The Board of Directors’ overarching responsibility is to govern Catena’s and the Group’s affairs on behalf of the owners in a way that is sustainable over time so that the owners' interest in a good long-term return on invested capital is met in the best possible way. The members are elected annually at the AGM and serve for a period up to the end of the following AGM. 

The Board’s work is carried out in compliance with statutory provisions, regulations, the Articles of Association and the formal work plan. The rules of procedure are discussed at the inaugural meeting of the Board and adopted annually. The composition of the Board includes expertise and experience from the areas that are of major importance as part of efforts to support, monitor and control operations in a property company. Board members have expertise in properties, the property market, sustainability, financing, logistics, digital trade and business development. In accordance with the Articles of Association, Catena’s Board of Directors is to comprise not fewer than five and not more than nine members, and no deputies.

Formal work plan

The Board of Directors of Catena operates according to its rules of procedure which contain instructions regarding the division of tasks and responsibilities, as well as requirements for financial reporting.
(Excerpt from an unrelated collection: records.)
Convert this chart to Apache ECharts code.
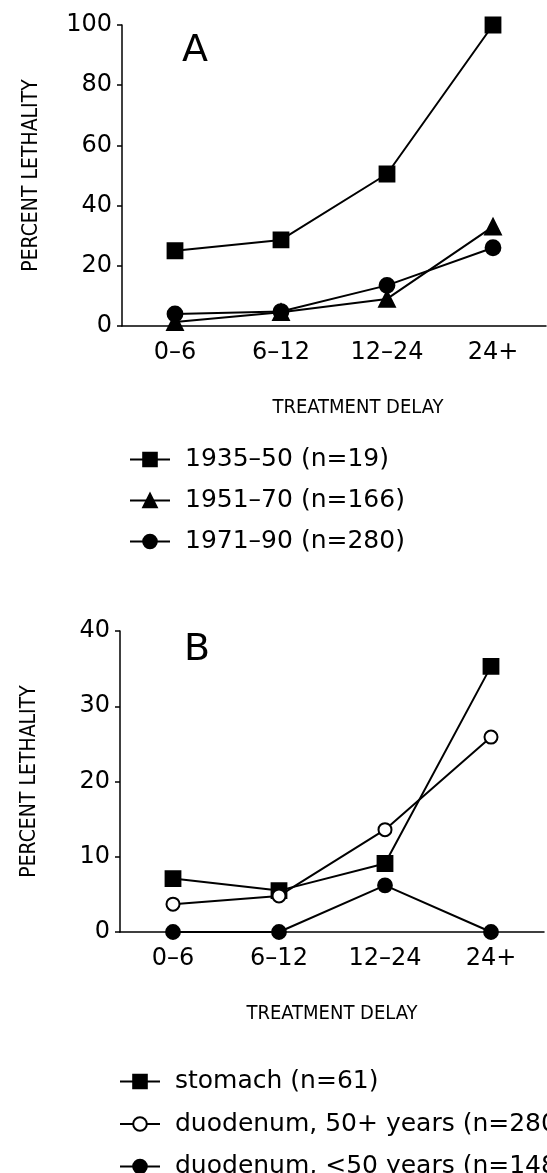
<!DOCTYPE html>
<html>
<head>
<meta charset="utf-8">
<script src="https://cdn.jsdelivr.net/npm/echarts@6/dist/echarts.min.js"></script>
<style>
html, body { margin: 0; padding: 0; background: #fff; }
#main { width: 547px; height: 1173px; }
</style>
</head>
<body>
<div id="main"></div>
<script>
// treatment delay categories (hours)
var delays = ['0–6', '6–12', '12–24', '24+'];

// panel A: percent lethality by period
var periodNames = ['1935–50 (n=19)', '1951–70 (n=166)', '1971–90 (n=280)'];
var p1935 = [25, 28.6, 50.5, 100];
var p1951 = [1.3, 4.6, 9, 33];
var p1971 = [4, 4.8, 13.5, 26];

// panel B: percent lethality by ulcer site
var siteNames = ['stomach (n=61)', 'duodenum, 50+ years (n=280)', 'duodenum, <50 years (n=148)'];
var stomach = [7.1, 5.5, 9.1, 35.3];
var duoOld = [3.7, 4.8, 13.6, 25.9];
var duoYoung = [0, 0, 6.2, 0];

var yTicksA = { min: 0, max: 100, interval: 20 };
var yTicksB = { min: 0, max: 40, interval: 10 };

var chartDom = document.getElementById('main');
var myChart = echarts.init(chartDom, null, { renderer: 'canvas' });

var font = 'DejaVu Sans';
var capsFont = '"Liberation Sans Narrow", "DejaVu Sans Condensed", "DejaVu Sans"';

function xAxisFor(idx, namePad) {
	return {
		gridIndex: idx,
		type: 'category',
		data: delays,
		boundaryGap: true,
		name: 'TREATMENT DELAY',
		nameLocation: 'middle',
		nameGap: 72,
		nameTextStyle: { fontFamily: capsFont, fontSize: 20, color: '#000', padding: namePad },
		axisLine: { lineStyle: { color: '#000', width: 1.5 } },
		axisTick: { inside: true, alignWithLabel: true, length: 6, lineStyle: { color: '#000', width: 1.5 } },
		axisLabel: { color: '#000', fontFamily: font, fontSize: 24, margin: 15 },
		splitLine: { show: false }
	};
}

function yAxisFor(idx, ticks) {
	return {
		gridIndex: idx,
		type: 'value',
		min: ticks.min,
		max: ticks.max,
		interval: ticks.interval,
		name: 'PERCENT LETHALITY',
		nameLocation: 'middle',
		nameGap: 80,
		nameTextStyle: { fontFamily: capsFont, fontSize: 21, color: '#000' },
		axisLine: { show: true, lineStyle: { color: '#000', width: 1.5 } },
		axisTick: { show: true, length: 5, lineStyle: { color: '#000', width: 1.5 } },
		axisLabel: { color: '#000', fontFamily: font, fontSize: 24, margin: 10 },
		splitLine: { show: false }
	};
}

function lineSeries(name, data, idx, symbol, size) {
	return {
		name: name,
		type: 'line',
		xAxisIndex: idx,
		yAxisIndex: idx,
		data: data,
		symbol: symbol,
		symbolSize: size,
		clip: false,
		lineStyle: { color: '#000', width: 2 },
		itemStyle: { color: '#000', borderColor: '#000', borderWidth: 1.8 },
		emphasis: { disabled: true }
	};
}

var legendBase = {
	orient: 'vertical',
	height: 200,
	itemWidth: 40,
	itemHeight: 17,
	textStyle: { fontFamily: font, fontSize: 25, color: '#000', lineHeight: 20, padding: [0, 0, 0, 10] }
};

var option = {
	backgroundColor: '#fff',
	animation: false,
	title: [{
		text: 'A',
		left: 177,
		top: 27,
		textStyle: { fontFamily: font, fontSize: 38, fontWeight: 'normal', color: '#000' }
	}, {
		text: 'B',
		left: 179,
		top: 626,
		textStyle: { fontFamily: font, fontSize: 38, fontWeight: 'normal', color: '#000' }
	}],
	grid: [
		{ left: 122, top: 25, width: 424, height: 301 },
		{ left: 120, top: 631, width: 424, height: 301 }
	],
	xAxis: [xAxisFor(0, [0, 0, 0, 48]), xAxisFor(1, [0, 0, 0, 0])],
	yAxis: [yAxisFor(0, yTicksA), yAxisFor(1, yTicksB)],
	legend: [
		Object.assign({}, legendBase, { left: 124, top: 442, itemGap: 16, data: periodNames }),
		Object.assign({}, legendBase, { left: 114, top: 1064, itemGap: 17.5, data: siteNames })
	],
	series: [
		lineSeries(periodNames[0], p1935, 0, 'rect', 15),
		lineSeries(periodNames[1], p1951, 0, 'triangle', 16),
		lineSeries(periodNames[2], p1971, 0, 'circle', 15),
		lineSeries(siteNames[0], stomach, 1, 'rect', 15),
		lineSeries(siteNames[1], duoOld, 1, 'emptyCircle', 13),
		lineSeries(siteNames[2], duoYoung, 1, 'circle', 14)
	]
};

option && myChart.setOption(option);
</script>
</body>
</html>
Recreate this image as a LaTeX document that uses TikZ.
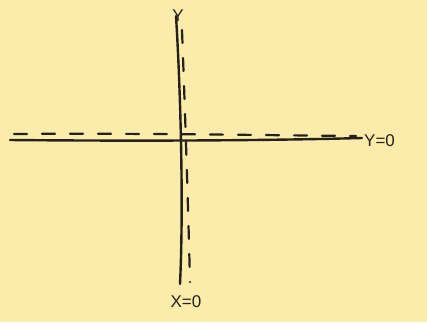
\documentclass[tikz,border=0pt]{standalone}
\usepackage{fontspec}
\setmainfont{Liberation Sans}
\definecolor{paper}{RGB}{252,236,172}
\definecolor{ink}{RGB}{38,32,26}
\begin{document}
\begin{tikzpicture}[x=1pt,y=-1pt,
  solidax/.style={draw=ink,line width=2.4pt,line cap=round},
  dashax/.style={draw=ink,line width=2.2pt,line cap=round,dash pattern=on 13pt off 15pt},
  lbl/.style={text=ink,font=\fontsize{17}{17}\selectfont,inner sep=0pt}]
\fill[paper] (0,0) rectangle (427,322);
\useasboundingbox (0,0) rectangle (427,322);
% coordinates
\coordinate (vtop) at (176,16);
\coordinate (vbot) at (180,284);
\coordinate (hl) at (10,140);
\coordinate (hr) at (362,138);
\coordinate (dvt) at (182,30);
\coordinate (dvb) at (190,282);
\coordinate (dhl) at (14,134);
\coordinate (dhr) at (356,136);
% solid axes
\draw[solidax] (vtop) .. controls (180,80) and (184,200) .. (vbot);
\draw[solidax] (hl) .. controls (120,141) and (250,141) .. (hr);
% dashed asymptotes
\draw[dashax] (dvt) .. controls (185,110) and (188,200) .. (dvb);
\draw[dashax] (dhl) .. controls (120,133) and (250,135) .. (dhr);
% labels
\node[lbl] (ylab) at (178,16) {Y};
\node[lbl,anchor=west] (y0) at (364,141) {Y=0};
\node[lbl] (x0) at (186,302) {X=0};
\end{tikzpicture}
\end{document}
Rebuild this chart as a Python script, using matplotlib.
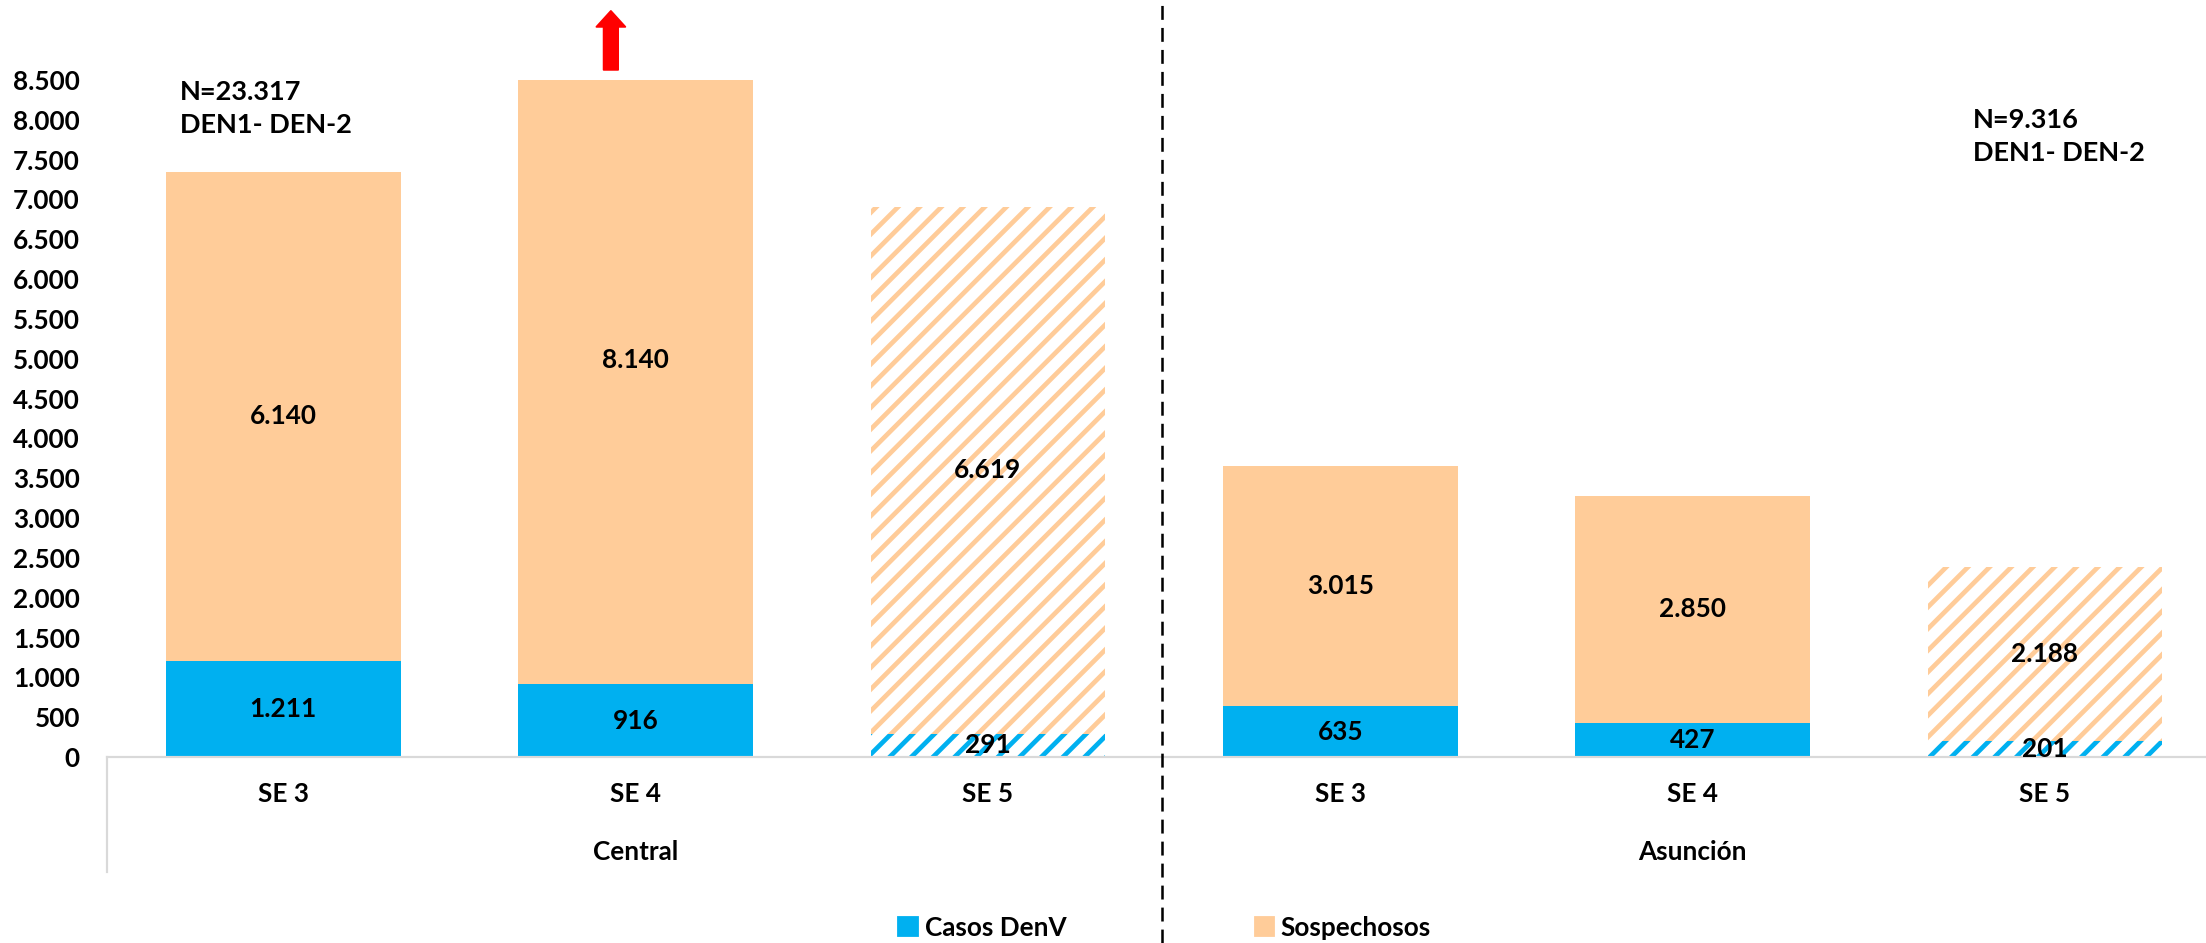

The rules of procedure are discussed at the inaugural meeting of the Board and adopted annually. In addition to leading the work of the Board of Directors in an efficient and appropriate manner, the Chairman monitors the Group’s ongoing development through contacts with the CEO on strategic matters. The Board also assesses the CEO’s work performance. The CEO’s Instructions and internal policy documents are also reviewed on a regular basis. The basis of internal control is the control environment in which the work of the Board and senior management of the Company is set. The Board has adopted several important policies and basic guidelines for internal control programmes. Catena’s internal control structure is based on a clear division of responsibility and work between the Board of Directors and CEO, as well as within operational activities.

Catena’s Board of Directors has appointed an Remuneration Committee and an Audit Committee

The duties of the Nomination Committee, among others, is to submit proposals for Board members, the Chairman of the Board, Board fees and Auditors.